[start of MATERIAL SHOWN]

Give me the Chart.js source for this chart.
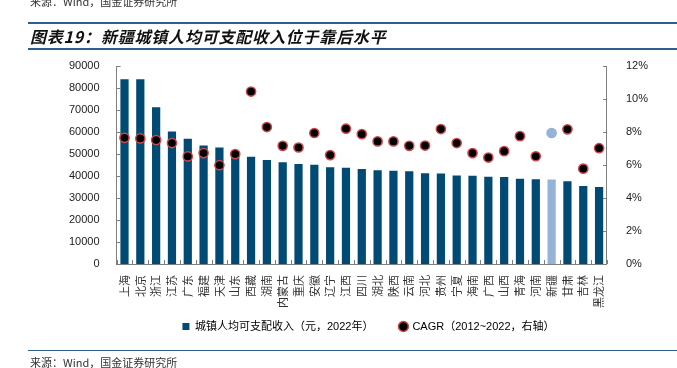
<!DOCTYPE html>
<html>
<head>
<meta charset="utf-8">
<script src="https://cdn.jsdelivr.net/npm/chart.js@4"></script>
<style>
  html,body{margin:0;padding:0;background:#fff;}
  body{width:677px;height:368px;position:relative;overflow:hidden;font-family:"Noto Sans CJK SC","Liberation Sans",sans-serif;}
  .src{position:absolute;left:30px;font-size:11px;color:#333;line-height:12px;}
  .line{position:absolute;left:28px;right:0;height:2px;background:#2f5f8c;}
  .title{position:absolute;left:30px;top:25px;font-size:16px;font-weight:bold;font-style:italic;color:#111;line-height:22px;letter-spacing:0.8px;}
  #c{position:absolute;left:0;top:0;}
</style>
</head>
<body>
<canvas id="c" width="677" height="368"></canvas>
<div class="src" style="top:-5px;">来源：Wind，国金证券研究所</div>
<div class="line" style="top:22px;"></div>
<div class="title">图表19：新疆城镇人均可支配收入位于靠后水平</div>
<div class="line" style="top:48px;"></div>
<div class="line" style="top:350px;height:1px;"></div>
<div class="src" style="top:356px;">来源：Wind，国金证券研究所</div>
<script>
const categories = ['上海','北京','浙江','江苏','广东','福建','天津','山东','西藏','湖南','内蒙古','重庆','安徽','辽宁','江西','四川','湖北','陕西','云南','河北','贵州','宁夏','海南','广西','山西','青海','河南','新疆','甘肃','吉林','黑龙江'];
const income2022 = [84034,84023,71268,60178,56905,53817,53003,49050,48753,47301,46295,45509,45133,44003,43697,43233,42626,42431,42168,41278,41086,40194,40118,39703,39532,38736,38484,38410,37572,35471,35042];
const cagr = [7.65,7.61,7.51,7.33,6.52,6.72,5.99,6.66,10.45,8.30,7.16,7.06,7.94,6.60,8.20,7.87,7.43,7.43,7.16,7.18,8.18,7.33,6.72,6.45,6.84,7.75,6.53,7.94,8.16,5.78,7.02];
const leftTicks = [0,10000,20000,30000,40000,50000,60000,70000,80000,90000];
const rightTicks = [0,2,4,6,8,10,12];
const highlight = '新疆';

const barColor = '#004a73', hiColor = '#95b3d7';
const isHi = categories.map(c => c === highlight);

const inwardTicks = {
  id: 'inwardTicks',
  afterLayout(chart) {
    if (chart.legend) { chart.legend.left += 9; chart.legend.right += 9; }
  },
  afterDatasetsDraw(chart) {
    const ctx = chart.ctx, a = chart.chartArea;
    ctx.save();
    ctx.strokeStyle = '#7f7f7f';
    ctx.lineWidth = 1;
    const y = chart.scales.y, y1 = chart.scales.y1, x = chart.scales.x;
    ctx.beginPath();
    y.ticks.forEach((t, i) => { const p = Math.round(y.getPixelForTick(i)) + 0.5; ctx.moveTo(a.left, p); ctx.lineTo(a.left + 4, p); });
    y1.ticks.forEach((t, i) => { const p = Math.round(y1.getPixelForTick(i)) + 0.5; ctx.moveTo(a.right, p); ctx.lineTo(a.right - 4, p); });
    const n = categories.length;
    for (let i = 0; i <= n; i++) {
      let p;
      if (i === 0) p = a.left; else if (i === n) p = a.right;
      else p = (x.getPixelForValue(i - 1) + x.getPixelForValue(i)) / 2;
      p = Math.round(p) + 0.5;
      ctx.moveTo(p, a.bottom); ctx.lineTo(p, a.bottom - 4);
    }
    ctx.stroke();
    ctx.restore();
  }
};

Chart.defaults.font.family = '"Liberation Sans","Noto Sans CJK SC",sans-serif';
Chart.defaults.color = '#222';

new Chart(document.getElementById('c'), {
  type: 'bar',
  data: {
    labels: categories,
    datasets: [
      {
        label: '城镇人均可支配收入（元，2022年）　　',
        data: income2022,
        yAxisID: 'y',
        backgroundColor: isHi.map(h => h ? hiColor : barColor),
        borderWidth: 0,
        barPercentage: 0.52,
        categoryPercentage: 1.0,
        order: 2
      },
      {
        type: 'line',
        label: 'CAGR（2012~2022，右轴）',
        data: cagr,
        yAxisID: 'y1',
        showLine: false,
        pointStyle: 'circle',
        pointRadius: 4.6,
        pointBorderWidth: 1.5,
        pointBackgroundColor: isHi.map(h => h ? hiColor : '#000'),
        pointBorderColor: isHi.map(h => h ? hiColor : '#d0474a'),
        backgroundColor: '#000',
        borderColor: '#d0474a',
        order: 1
      }
    ]
  },
  options: {
    responsive: false,
    animation: false,
    layout: { padding: { left: 60, right: 18, top: 66, bottom: 26 } },
    plugins: {
      tooltip: { enabled: false },
      legend: {
        position: 'bottom',
        labels: {
          usePointStyle: true,
          boxWidth: 7, boxHeight: 7,
          padding: 10,
          font: { size: 11, family: '"Liberation Sans","Noto Sans CJK SC",sans-serif' },
          color: '#222',
          generateLabels(chart) {
            return [
              { text: chart.data.datasets[0].label, fillStyle: barColor, strokeStyle: barColor, lineWidth: 0, pointStyle: 'rect', datasetIndex: 0 },
              { text: chart.data.datasets[1].label, fillStyle: '#000', strokeStyle: '#d0474a', lineWidth: 1.5, pointStyle: 'circle', datasetIndex: 1 }
            ];
          }
        }
      }
    },
    scales: {
      x: {
        offset: true,
        grid: { display: false, offset: true },
        border: { display: true, color: '#7f7f7f' },
        ticks: {
          autoSkip: false,
          maxRotation: 90, minRotation: 90,
          padding: 3,
          font: { size: 11, family: '"Noto Sans CJK SC",sans-serif' },
          color: '#333'
        }
      },
      y: {
        position: 'left',
        min: 0, max: 90000,
        afterBuildTicks(s) { s.ticks = leftTicks.map(v => ({ value: v })); },
        grid: { display: false },
        border: { display: true, color: '#7f7f7f' },
        ticks: { padding: 9, font: { size: 11 }, color: '#222', callback: v => String(v) }
      },
      y1: {
        position: 'right',
        min: 0, max: 12,
        afterBuildTicks(s) { s.ticks = rightTicks.map(v => ({ value: v })); },
        grid: { display: false },
        border: { display: true, color: '#7f7f7f' },
        ticks: { padding: 11, font: { size: 11 }, color: '#222', callback: v => v + '%' }
      }
    }
  },
  plugins: [inwardTicks]
});
</script>
</body>
</html>
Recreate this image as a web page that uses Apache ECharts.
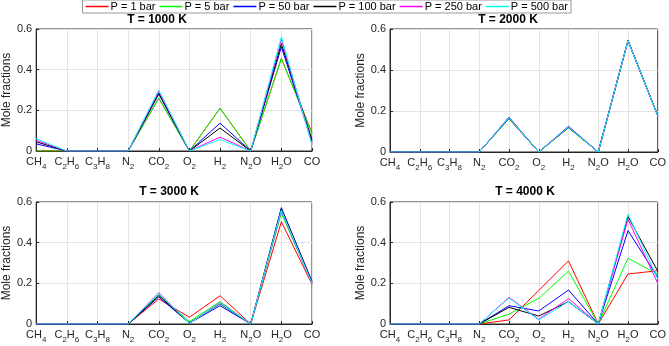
<!DOCTYPE html>
<html>
<head>
<meta charset="utf-8">
<script src="https://cdn.jsdelivr.net/npm/echarts@6/dist/echarts.min.js"></script>
<style>
	html, body { margin: 0; padding: 0; background: #fff; }
	#main { width: 669px; height: 346px; }
</style>
</head>
<body>
<div id="main"></div>
<script>
	var species = ['CH4', 'C2H6', 'C3H8', 'N2', 'CO2', 'O2', 'H2', 'N2O', 'H2O', 'CO'];
	var pressures = ['P = 1 bar', 'P = 5 bar', 'P = 50 bar', 'P = 100 bar', 'P = 250 bar', 'P = 500 bar'];
	var colors = ['#ff0000', '#00ff00', '#0000ff', '#000000', '#ff00ff', '#00ffff'];
	var temps = ['T = 1000 K', 'T = 2000 K', 'T = 3000 K', 'T = 4000 K'];
	var yTicks = [0, 0.2, 0.4, 0.6];

	// mole fractions per species, T = 1000 K
	var t1000_p1 = [0, 0, 0, 0, 0.26, 0, 0.21, 0, 0.455, 0.09];
	var t1000_p5 = [0, 0, 0, 0, 0.26, 0, 0.21, 0, 0.455, 0.085];
	var t1000_p50 = [0.035, 0, 0, 0, 0.28, 0, 0.137, 0, 0.512, 0.045];
	var t1000_p100 = [0.045, 0, 0, 0, 0.285, 0, 0.113, 0, 0.528, 0.055];
	var t1000_p250 = [0.053, 0, 0, 0, 0.295, 0, 0.068, 0, 0.55, 0.035];
	var t1000_p500 = [0.06, 0, 0, 0, 0.3, 0, 0.056, 0, 0.562, 0.028];
	// T = 2000 K
	var t2000_p1 = [0, 0, 0, 0, 0.163, 0, 0.118, 0, 0.545, 0.178];
	var t2000_p5 = [0, 0, 0, 0, 0.163, 0, 0.118, 0, 0.545, 0.178];
	var t2000_p50 = [0, 0, 0, 0, 0.17, 0, 0.125, 0, 0.543, 0.176];
	var t2000_p100 = [0, 0, 0, 0, 0.165, 0, 0.12, 0, 0.543, 0.177];
	var t2000_p250 = [0, 0, 0, 0, 0.168, 0, 0.122, 0, 0.543, 0.176];
	var t2000_p500 = [0, 0, 0, 0, 0.167, 0, 0.121, 0, 0.543, 0.176];
	// T = 3000 K
	var t3000_p1 = [0, 0, 0, 0, 0.123, 0.033, 0.139, 0, 0.503, 0.195];
	var t3000_p5 = [0, 0, 0, 0, 0.143, 0.012, 0.11, 0, 0.545, 0.2];
	var t3000_p50 = [0, 0, 0, 0, 0.133, 0.004, 0.09, 0, 0.572, 0.21];
	var t3000_p100 = [0, 0, 0, 0, 0.14, 0.005, 0.1, 0, 0.566, 0.205];
	var t3000_p250 = [0, 0, 0, 0, 0.154, 0.003, 0.105, 0, 0.555, 0.2];
	var t3000_p500 = [0, 0, 0, 0, 0.15, 0.003, 0.103, 0, 0.56, 0.2];
	// T = 4000 K
	var t4000_p1 = [0, 0, 0, 0, 0.02, 0.165, 0.31, 0, 0.246, 0.262];
	var t4000_p5 = [0, 0, 0, 0, 0.049, 0.126, 0.26, 0, 0.323, 0.246];
	var t4000_p50 = [0, 0, 0, 0, 0.09, 0.064, 0.167, 0, 0.459, 0.23];
	var t4000_p100 = [0, 0, 0, 0, 0.082, 0.039, 0.11, 0, 0.528, 0.26];
	var t4000_p250 = [0, 0, 0, 0, 0.131, 0.023, 0.125, 0, 0.515, 0.2];
	var t4000_p500 = [0, 0, 0, 0, 0.128, 0.02, 0.11, 0, 0.541, 0.22];

	var allData = [
		[t1000_p1, t1000_p5, t1000_p50, t1000_p100, t1000_p250, t1000_p500],
		[t2000_p1, t2000_p5, t2000_p50, t2000_p100, t2000_p250, t2000_p500],
		[t3000_p1, t3000_p5, t3000_p50, t3000_p100, t3000_p250, t3000_p500],
		[t4000_p1, t4000_p5, t4000_p50, t4000_p100, t4000_p250, t4000_p500]
	];

	// subplot boxes
	var grids = [
		{ left: 34, top: 29, width: 278, height: 122 },
		{ left: 390, top: 29, width: 270, height: 123 },
		{ left: 34, top: 202, width: 278, height: 122 },
		{ left: 390, top: 202, width: 270, height: 122 }
	];
	var titlePos = [[157, 14], [508, 14], [169, 186], [525, 186]];

	var txt = '#262626';
	var font = 'Liberation Sans, Arial, sans-serif';

	function chem(v) { // subscript digits
		return v.replace(/([A-Z][a-z]?)(\d*)/g, function(m, el, n) {
			return '{n|' + el + '}' + (n ? '{s|' + n + '}' : '');
		});
	}

	var option = {
		animation: false,
		backgroundColor: '#fff',
		color: colors,
		title: temps.map(function(t, i) {
			return {
				text: t,
				left: titlePos[i][0],
				top: titlePos[i][1],
				textAlign: 'center',
				padding: 0,
				textStyle: { fontSize: 12, fontWeight: 'bold', color: '#000', fontFamily: font }
			};
		}),
		legend: {
			data: pressures,
			right: 98,
			top: 0,
			padding: [1, 3],
			itemGap: 4,
			icon: 'rect',
			itemWidth: 23,
			itemHeight: 1.5,
			borderColor: '#9a9a9a',
			borderWidth: 1,
			backgroundColor: '#fff',
			textStyle: { fontSize: 11, color: '#000', fontFamily: font, padding: [0, 0, 0, -3] }
		},
		grid: grids.map(function(g) {
			return Object.assign({ show: true, borderColor: txt, borderWidth: 1, backgroundColor: 'transparent' }, g);
		}),
		xAxis: grids.map(function(g, i) {
			return {
				type: 'category',
				gridIndex: i,
				data: species,
				boundaryGap: false,
				axisLine: { lineStyle: { color: txt, width: 1 } },
				axisTick: { inside: true, length: 3, lineStyle: { color: txt } },
				splitLine: { show: true, lineStyle: { color: '#e3e3e3', width: 1 } },
				axisLabel: {
					interval: 0,
					hideOverlap: false,
					margin: 5,
					formatter: chem,
					rich: {
						n: { fontSize: 11, color: txt, fontFamily: font, lineHeight: 12, verticalAlign: 'top' },
						s: { fontSize: 8, color: txt, fontFamily: font, lineHeight: 15, verticalAlign: 'bottom' }
					}
				}
			};
		}),
		yAxis: grids.map(function(g, i) {
			return {
				type: 'value',
				gridIndex: i,
				min: yTicks[0],
				max: yTicks[yTicks.length - 1],
				interval: 0.2,
				name: 'Mole fractions',
				nameLocation: 'middle',
				nameGap: 22,
				nameTextStyle: { fontSize: 12, color: txt, fontFamily: font },
				axisLine: { show: true, lineStyle: { color: txt, width: 1 } },
				axisTick: { show: true, inside: true, length: 3, lineStyle: { color: txt } },
				splitLine: { show: true, lineStyle: { color: '#e3e3e3', width: 1 } },
				axisLabel: { fontSize: 11, color: txt, fontFamily: font, margin: 4 }
			};
		}),
		series: []
	};

	allData.forEach(function(set, i) {
		set.forEach(function(vals, j) {
			option.series.push({
				name: pressures[j],
				type: 'line',
				xAxisIndex: i,
				yAxisIndex: i,
				data: vals,
				symbol: 'none',
				lineStyle: { width: 1, color: colors[j] },
				itemStyle: { color: colors[j] }
			});
		});
	});

	var myChart = echarts.init(document.getElementById('main'));
	myChart.setOption(option);
</script>
</body>
</html>
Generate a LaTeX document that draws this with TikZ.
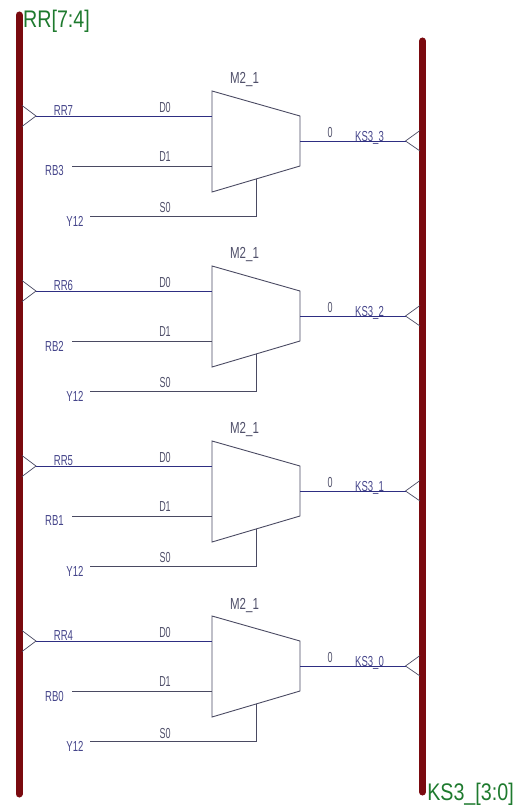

[end of MATERIAL SHOWN]

Take the lines above starting at the one containing "Recreate this image" and ending at the one containing "var yTicks = [0, 0.2, 0.4, 0.6];", and print them again exactly, without pictures.

Recreate this image as a web page that uses Apache ECharts.
<!DOCTYPE html>
<html>
<head>
<meta charset="utf-8">
<script src="https://cdn.jsdelivr.net/npm/echarts@6/dist/echarts.min.js"></script>
<style>
	html, body { margin: 0; padding: 0; background: #fff; }
	#main { width: 669px; height: 346px; }
</style>
</head>
<body>
<div id="main"></div>
<script>
	var species = ['CH4', 'C2H6', 'C3H8', 'N2', 'CO2', 'O2', 'H2', 'N2O', 'H2O', 'CO'];
	var pressures = ['P = 1 bar', 'P = 5 bar', 'P = 50 bar', 'P = 100 bar', 'P = 250 bar', 'P = 500 bar'];
	var colors = ['#ff0000', '#00ff00', '#0000ff', '#000000', '#ff00ff', '#00ffff'];
	var temps = ['T = 1000 K', 'T = 2000 K', 'T = 3000 K', 'T = 4000 K'];
	var yTicks = [0, 0.2, 0.4, 0.6];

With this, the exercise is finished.